--- Directions for this task ---
Copy the data that follows exactly. Include no pictures.

--- Data block ---
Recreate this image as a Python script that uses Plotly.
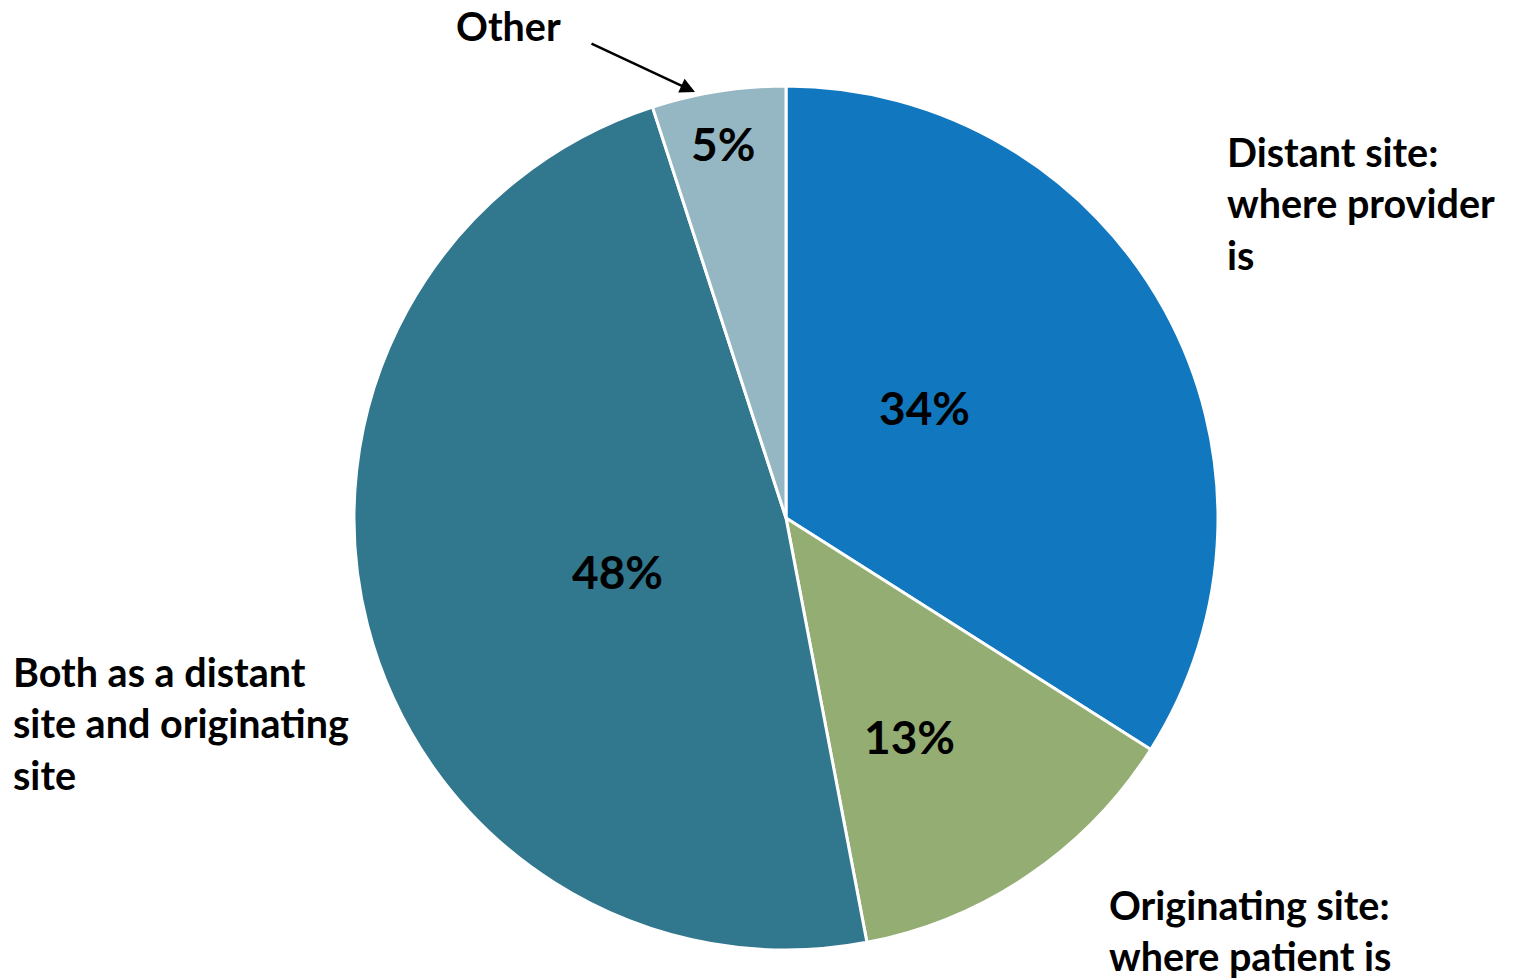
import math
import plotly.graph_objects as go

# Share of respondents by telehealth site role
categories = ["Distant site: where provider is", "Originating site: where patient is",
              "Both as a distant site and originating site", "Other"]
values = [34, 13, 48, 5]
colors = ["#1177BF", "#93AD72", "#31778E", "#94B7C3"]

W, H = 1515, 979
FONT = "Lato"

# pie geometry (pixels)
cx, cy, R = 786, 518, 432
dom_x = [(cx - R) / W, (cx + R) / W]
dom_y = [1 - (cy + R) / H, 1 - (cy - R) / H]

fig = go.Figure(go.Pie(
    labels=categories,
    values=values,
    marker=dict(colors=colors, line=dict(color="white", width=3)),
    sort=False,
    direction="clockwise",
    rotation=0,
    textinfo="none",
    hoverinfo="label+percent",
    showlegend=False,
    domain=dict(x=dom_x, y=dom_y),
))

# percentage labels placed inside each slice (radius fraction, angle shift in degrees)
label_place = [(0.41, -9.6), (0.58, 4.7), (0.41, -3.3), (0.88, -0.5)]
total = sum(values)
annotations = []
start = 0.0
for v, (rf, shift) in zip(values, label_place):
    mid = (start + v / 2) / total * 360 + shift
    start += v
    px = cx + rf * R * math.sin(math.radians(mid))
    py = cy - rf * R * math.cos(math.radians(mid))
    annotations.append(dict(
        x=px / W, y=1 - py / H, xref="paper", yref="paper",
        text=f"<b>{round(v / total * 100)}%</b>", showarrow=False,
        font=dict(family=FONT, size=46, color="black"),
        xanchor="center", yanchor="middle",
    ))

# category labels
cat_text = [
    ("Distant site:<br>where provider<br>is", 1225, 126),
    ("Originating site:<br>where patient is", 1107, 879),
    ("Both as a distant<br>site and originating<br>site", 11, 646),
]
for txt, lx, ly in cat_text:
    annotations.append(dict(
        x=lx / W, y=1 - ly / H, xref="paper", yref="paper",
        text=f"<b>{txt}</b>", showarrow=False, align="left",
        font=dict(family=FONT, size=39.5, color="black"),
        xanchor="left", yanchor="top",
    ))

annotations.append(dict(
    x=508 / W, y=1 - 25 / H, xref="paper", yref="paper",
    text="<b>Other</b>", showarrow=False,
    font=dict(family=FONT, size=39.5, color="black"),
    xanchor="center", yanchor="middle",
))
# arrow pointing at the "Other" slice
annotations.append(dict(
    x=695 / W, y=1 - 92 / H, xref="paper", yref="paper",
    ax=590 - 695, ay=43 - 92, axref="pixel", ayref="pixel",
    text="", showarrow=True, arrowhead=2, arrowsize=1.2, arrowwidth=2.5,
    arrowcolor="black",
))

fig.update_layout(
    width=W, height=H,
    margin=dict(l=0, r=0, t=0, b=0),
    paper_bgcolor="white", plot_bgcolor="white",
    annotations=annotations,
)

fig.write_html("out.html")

--- Response to the task ---
Recreate this image as a Python script that uses Plotly.
import math
import plotly.graph_objects as go

# Share of respondents by telehealth site role
categories = ["Distant site: where provider is", "Originating site: where patient is",
              "Both as a distant site and originating site", "Other"]
values = [34, 13, 48, 5]
colors = ["#1177BF", "#93AD72", "#31778E", "#94B7C3"]

W, H = 1515, 979
FONT = "Lato"

# pie geometry (pixels)
cx, cy, R = 786, 518, 432
dom_x = [(cx - R) / W, (cx + R) / W]
dom_y = [1 - (cy + R) / H, 1 - (cy - R) / H]

fig = go.Figure(go.Pie(
    labels=categories,
    values=values,
    marker=dict(colors=colors, line=dict(color="white", width=3)),
    sort=False,
    direction="clockwise",
    rotation=0,
    textinfo="none",
    hoverinfo="label+percent",
    showlegend=False,
    domain=dict(x=dom_x, y=dom_y),
))

# percentage labels placed inside each slice (radius fraction, angle shift in degrees)
label_place = [(0.41, -9.6), (0.58, 4.7), (0.41, -3.3), (0.88, -0.5)]
total = sum(values)
annotations = []
start = 0.0
for v, (rf, shift) in zip(values, label_place):
    mid = (start + v / 2) / total * 360 + shift
    start += v
    px = cx + rf * R * math.sin(math.radians(mid))
    py = cy - rf * R * math.cos(math.radians(mid))
    annotations.append(dict(
        x=px / W, y=1 - py / H, xref="paper", yref="paper",
        text=f"<b>{round(v / total * 100)}%</b>", showarrow=False,
        font=dict(family=FONT, size=46, color="black"),
        xanchor="center", yanchor="middle",
    ))

# category labels
cat_text = [
    ("Distant site:<br>where provider<br>is", 1225, 126),
    ("Originating site:<br>where patient is", 1107, 879),
    ("Both as a distant<br>site and originating<br>site", 11, 646),
]
for txt, lx, ly in cat_text:
    annotations.append(dict(
        x=lx / W, y=1 - ly / H, xref="paper", yref="paper",
        text=f"<b>{txt}</b>", showarrow=False, align="left",
        font=dict(family=FONT, size=39.5, color="black"),
        xanchor="left", yanchor="top",
    ))

annotations.append(dict(
    x=508 / W, y=1 - 25 / H, xref="paper", yref="paper",
    text="<b>Other</b>", showarrow=False,
    font=dict(family=FONT, size=39.5, color="black"),
    xanchor="center", yanchor="middle",
))
# arrow pointing at the "Other" slice
annotations.append(dict(
    x=695 / W, y=1 - 92 / H, xref="paper", yref="paper",
    ax=590 - 695, ay=43 - 92, axref="pixel", ayref="pixel",
    text="", showarrow=True, arrowhead=2, arrowsize=1.2, arrowwidth=2.5,
    arrowcolor="black",
))

fig.update_layout(
    width=W, height=H,
    margin=dict(l=0, r=0, t=0, b=0),
    paper_bgcolor="white", plot_bgcolor="white",
    annotations=annotations,
)

fig.write_html("out.html")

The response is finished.